In fact, a lowkey variant of this idea, so old and yet so new, has been used by Edi Rama’s predecessor Sali Berisha. Don’t you remember his telephone number to which citizens could send text messages to complain? And the digital citizen who, instead of complaining at institutions, complains at Berisha, the legendary leader of the opposition?

Certainly, anyone who really thinks that Edi Rama truly has any need for listening to the complaints and criticism of the people in order to improve his work is wrong. If he had any need for listening to criticism, for taking it seriously, he would run to Erion Veliaj at the moment he would see citizens protesting for a park that he grabbed from their children a week after he grabbed the elections. No. This direct governance with the people by bypassing the institutions is something completely different from good governance; it is precisely the worst form of bad governance. At its core is the (mistaken) idea of the cult of the infallible supreme leader, who, driven by the sick need for omnipotence, thinks that he himself more than suffices for his own people; the cult of the leader who, to enlarge his omnipotence, deploys another mistaken idea – that the people are infallible – in order to eliminate his opponents.

I invite those who want an explanation of this phenomenon from a psycho-social perspective to read my article “Edi Rama – malignant narcissism and Albanian society” [in Albanian].

But here we are not dealing with psycho-social analyses, nor with calls to Edi Rama to stop succumbing to his illness, which is beyond his control. We are dealing with defending the few democratic accomplishments that are left to us. Because this direct relation with the people, bypassing the institutions, especially if they are holding the government in check, such as the opposition, media, and civil society, brings us back to the dark times that we have experienced but which we have not yet left behind us.

For the sake of the resistance against this risk, let us turn our gaze to the history of our dictator, in order to locate the roots of this phenomenon. The history of the Albanian dictatorship has known two phases, which, if you look closely, differ from each other precisely as regards the phenomenon of the leader’s relation with the institutions. The first phase was when we were linked to the Soviet Union. In that period, even though we had a party–state system in which the power of Enver Hoxha was very great, some sort of division of competences, if you may call it such, was constructed between what was called the state and the party. In order to do so, Enver Hoxha withdrew from the post of Prime Minister, which had held in the post-War years. I mean that in that first phase there existed something that is usually called a “bureaucracy” or the power of offices, of technical people and specialists, headed by the Prime Minister of the country, Mehmet Shehu. It’s true that a part of the ministers, as well as the Prime Minister himself, were members of the Political Bureau, but they were obliged to generally respect the work of those bureaucrats and technocrats. The supreme leader intervened in the larger issues, but not in order to govern everything by himself and to decide where there would be gasoline available and where not, for example.
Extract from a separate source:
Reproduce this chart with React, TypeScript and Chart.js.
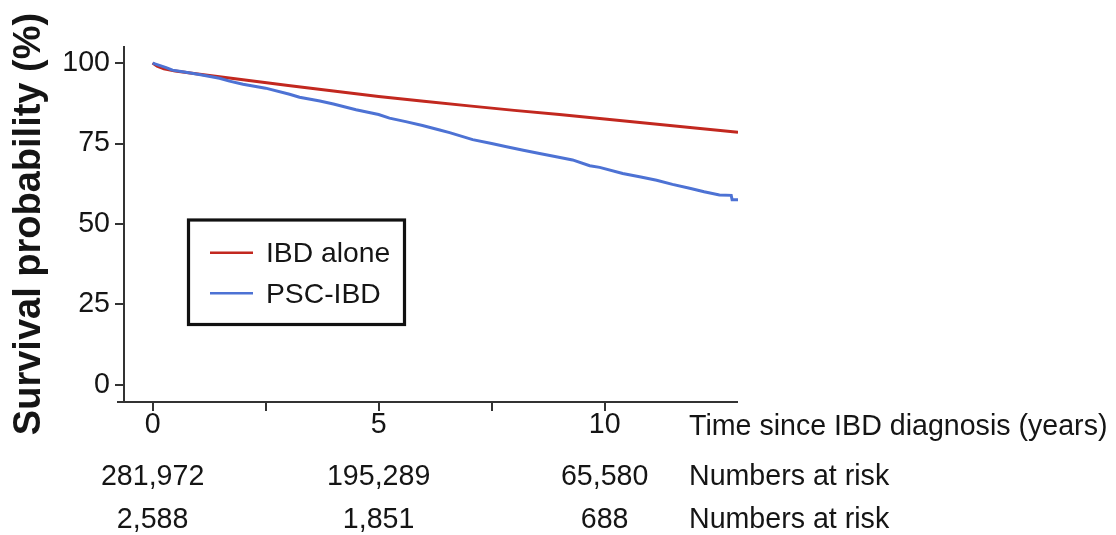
import React, { useEffect, useRef } from "react";
import { Chart, registerables } from "chart.js";

Chart.register(...registerables);

// ---- data ----
const seriesLabels = ["IBD alone", "PSC-IBD"];
const ibdYears = [0, 0.1, 0.25, 0.5, 1, 2, 3, 4, 5, 6, 7, 8, 9, 10, 11, 12, 12.95];
const ibdSurvival = [100, 99.0, 98.2, 97.5, 96.6, 94.8, 93.0, 91.3, 89.6, 88.1, 86.7, 85.3, 84.0, 82.6, 81.2, 79.8, 78.5];
const pscYears = [0, 0.15, 0.3, 0.44, 0.7, 1.0, 1.48, 1.7, 2.0, 2.5, 3.03, 3.25, 3.7, 4.0, 4.5, 5.0, 5.24, 5.6, 5.97, 6.35, 6.57, 7.08, 7.5, 7.83, 8.2, 8.56, 8.9, 9.29, 9.67, 9.89, 10.4, 10.8, 11.15, 11.5, 11.88, 12.2, 12.54, 12.8, 12.82, 12.95];
const pscSurvival = [100, 99.3, 98.6, 97.8, 97.2, 96.5, 95.3, 94.4, 93.4, 92.2, 90.3, 89.4, 88.2, 87.3, 85.5, 84.0, 82.9, 81.8, 80.6, 79.2, 78.4, 76.2, 75.0, 74.0, 72.9, 71.9, 71.0, 69.9, 68.1, 67.6, 65.7, 64.6, 63.6, 62.3, 61.1, 60.0, 59.0, 58.9, 57.5, 57.5];
const xTickValues = [0, 2.5, 5, 7.5, 10];
const xLabelValues = [0, 5, 10];
const yTickValues = [0, 25, 50, 75, 100];
const riskYears = [0, 5, 10];
const riskIBD = [281972, 195289, 65580];
const riskPSC = [2588, 1851, 688];
const xAxisLabel = "Time since IBD diagnosis (years)";
const yAxisLabel = "Survival probability (%)";
const riskLabel = "Numbers at risk";

// ---- style ----
const FAMILY = "'Liberation Sans', Arial, Helvetica, sans-serif";
const TEXT = "#151515";
const AXIS = "#333333";
const RED = "#c2281f";
const BLUE = "#4d72d4";
const FS = 28.6;

const extrasPlugin = {
  id: "kmExtras",
  afterDraw(chart: any) {
    const { ctx, chartArea, scales } = chart;
    const xs = scales.x;
    ctx.save();
    // axis lines
    ctx.strokeStyle = AXIS;
    ctx.lineWidth = 2;
    ctx.beginPath();
    ctx.moveTo(chartArea.left - 7, chartArea.bottom);
    ctx.lineTo(chartArea.right, chartArea.bottom);
    ctx.moveTo(chartArea.left, chartArea.top);
    ctx.lineTo(chartArea.left, chartArea.bottom);
    ctx.stroke();

    // x axis label at right of tick row
    ctx.fillStyle = TEXT;
    ctx.font = `${FS}px ${FAMILY}`;
    ctx.textBaseline = "alphabetic";
    ctx.textAlign = "left";
    const labelX = chartArea.right - 49;
    ctx.fillText(xAxisLabel, labelX, 435);
    ctx.fillText(riskLabel, labelX, 485);
    ctx.fillText(riskLabel, labelX, 528);

    // numbers at risk
    ctx.textAlign = "center";
    riskYears.forEach((yr, i) => {
      const px = xs.getPixelForValue(yr);
      ctx.fillText(riskIBD[i].toLocaleString("en-US"), px, 485);
      ctx.fillText(riskPSC[i].toLocaleString("en-US"), px, 528);
    });

    // legend box
    const bx = 188.5, by = 220, bw = 216, bh = 104.5;
    ctx.strokeStyle = "#111111";
    ctx.lineWidth = 3.2;
    ctx.strokeRect(bx, by, bw, bh);
    const ds = chart.data.datasets;
    const rows = [252.7, 293.3];
    ds.forEach((d: any, i: number) => {
      ctx.strokeStyle = d.borderColor;
      ctx.lineWidth = 2.6;
      ctx.beginPath();
      ctx.moveTo(210, rows[i]);
      ctx.lineTo(253, rows[i]);
      ctx.stroke();
      ctx.fillStyle = TEXT;
      ctx.textAlign = "left";
      ctx.font = `28.3px ${FAMILY}`;
      ctx.fillText(d.label, 266, rows[i] + 9.2);
    });
    ctx.restore();
  },
};

export default function App() {
  const ref = useRef<HTMLCanvasElement | null>(null);

  useEffect(() => {
    if (!ref.current) return;
    Chart.defaults.font.family = FAMILY;
    const chart = new Chart(ref.current, {
      type: "line",
      data: {
        datasets: [
          {
            label: seriesLabels[0],
            data: ibdYears.map((x, i) => ({ x, y: ibdSurvival[i] })),
            borderColor: RED,
            backgroundColor: RED,
            borderWidth: 3,
            pointRadius: 0,
            tension: 0,
            order: 2,
          },
          {
            label: seriesLabels[1],
            data: pscYears.map((x, i) => ({ x, y: pscSurvival[i] })),
            borderColor: BLUE,
            backgroundColor: BLUE,
            borderWidth: 3,
            pointRadius: 0,
            tension: 0,
            order: 1,
          },
        ],
      },
      options: {
        responsive: false,
        animation: false,
        layout: { padding: { left: 0, top: 46, right: 378, bottom: 93 } },
        plugins: {
          legend: { display: false },
          tooltip: { enabled: false },
          title: { display: false },
        },
        scales: {
          x: {
            type: "linear",
            min: -0.633,
            max: 12.95,
            afterBuildTicks: (s: any) => {
              s.ticks = xTickValues.map((v) => ({ value: v }));
            },
            afterFit: (s: any) => {
              s.height = 40;
            },
            ticks: {
              autoSkip: false,
              maxRotation: 0,
              padding: 0,
              color: TEXT,
              font: { size: FS, lineHeight: 1 },
              callback: (v: any) => (xLabelValues.includes(Number(v)) ? String(v) : ""),
            },
            grid: {
              drawOnChartArea: false,
              drawTicks: true,
              tickLength: 9,
              color: AXIS,
              lineWidth: 2,
            },
            border: { display: false },
          },
          y: {
            type: "linear",
            min: -5.3,
            max: 105.3,
            afterBuildTicks: (s: any) => {
              s.ticks = yTickValues.map((v) => ({ value: v }));
            },
            afterFit: (s: any) => {
              s.width = 124;
            },
            ticks: {
              padding: 5,
              color: TEXT,
              font: { size: FS, lineHeight: 1 },
            },
            grid: {
              drawOnChartArea: false,
              drawTicks: true,
              tickLength: 9,
              color: AXIS,
              lineWidth: 2,
            },
            border: { display: false },
            title: {
              display: true,
              text: yAxisLabel,
              color: TEXT,
              font: { size: 38, weight: "bold", lineHeight: 1.2 },
              padding: { top: 7, bottom: 0 },
            },
          },
        },
      },
      plugins: [extrasPlugin],
    } as any);
    return () => chart.destroy();
  }, []);

  return (
    <div style={{ position: "absolute", left: 0, top: 0, width: 1116, height: 535, background: "#fff" }}>
      <canvas ref={ref} width={1116} height={535} style={{ display: "block" }} />
    </div>
  );
}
This was without a doubt the result of the little experience gained from the state of King Zog, but also from the experience of the Soviet state, which, although it was built on the principle of the party–state, had more respect for the competences of specialists and technical personnel that worked in state institutions, especially after the death of Stalin.

The second period is the one that followed the break with the Soviet Union, inspired by the ideas of the Chinese Cultural Revolution, when Chairman Lao unleashed the Red Guard to attack his opponents such as Liu Shaoqi, pulling some of them on the street with dazibao [big character posters] around their neck and hoods on their head like an autodafé. This revolution was essentially an attack on the power of the institutions and its people in the name of Mao’s absolute power. In that time Enver Hoxha undertook the same thing, with the same goal. It was the period in which he held his famous speech “When the working class speaks the bureaucracy remains silent,” which was an attack on Mehmet Shehu. He also removed the ranks of the soldiers, and state institutions, up to scientific departments, were put under great pressure of the fletë-rrufe [public pamphets, an adaptation of dazibao] produced by the common people (seemingly coming from the bottom, but urged on by the top). It was the period that the state was completely replaced by the glorious leader, who continued (during the 1970s) to eliminate all those cadres with some kind of merit from their past in the National Liberation War or in a professional sense, and replaced them with people from the class that only had a single merit: the adoration of the dictator. The miserable end of this government is well known.

Of course today we cannot arrive at the insanity and tragedy of those years. But what we are seeing shows that the inheritance of that past has stuck strongly with those who lead us, like Edi Rama, but also with the people. So I think that this strategy of eliminating institutions and opponents by means of the masses can never be taken lightly. Nor by applying the saying according to which history repeats itself twice: first as tragedy and then as farce. Edi Rama should not be considered, as some do, as a comical repetition of Enver Hoxha, because the situation of the Albanians under his rule is not at all that funny. The saying above is attributed to Hegel or Marx, who had a deterministic concept of history and saw history as a constant progress toward the realization of an idea that went beyond human willpower. According to this concept, whoever tries to turn history around is laughable. But according to other philosophers, such as Karl Popper, history doesn’t proceed like that. It can also turn backward, and get even worse. Neither is the idea true that the people are never wrong. Tragedies such as fascism and communism prove this point. That saying can only be truthful (in a spatially and temporally limited manner) only when we are dealing with a people that moves forward with knowledge and experience, that, when it has experienced an evil, does not allow it to be repeated. But not all peoples have this wisdom. Even those whom we consider the most advanced make endless mistakes, that’s why they are so vigilant to protect the institutions that control power, such as the opposition, civil society, independent media, and so on.

Looking back at our history you may say that in these 100 years Albanians have learned little to nothing from their tragic histories with supreme leaders. That’s why they have experienced the repetition of their history in forms, which, even though different, were always tragic – in the times of Zog, in the times of Hoxha, and even in the post-communist period which tomorrow may be called the times of Berisha, Nano, Meta, and Rama. The apathy of the reaction to Rama’s arrogance and also this new adventure of his is a sign of a history that is repeating itself in the form of a new tragedy.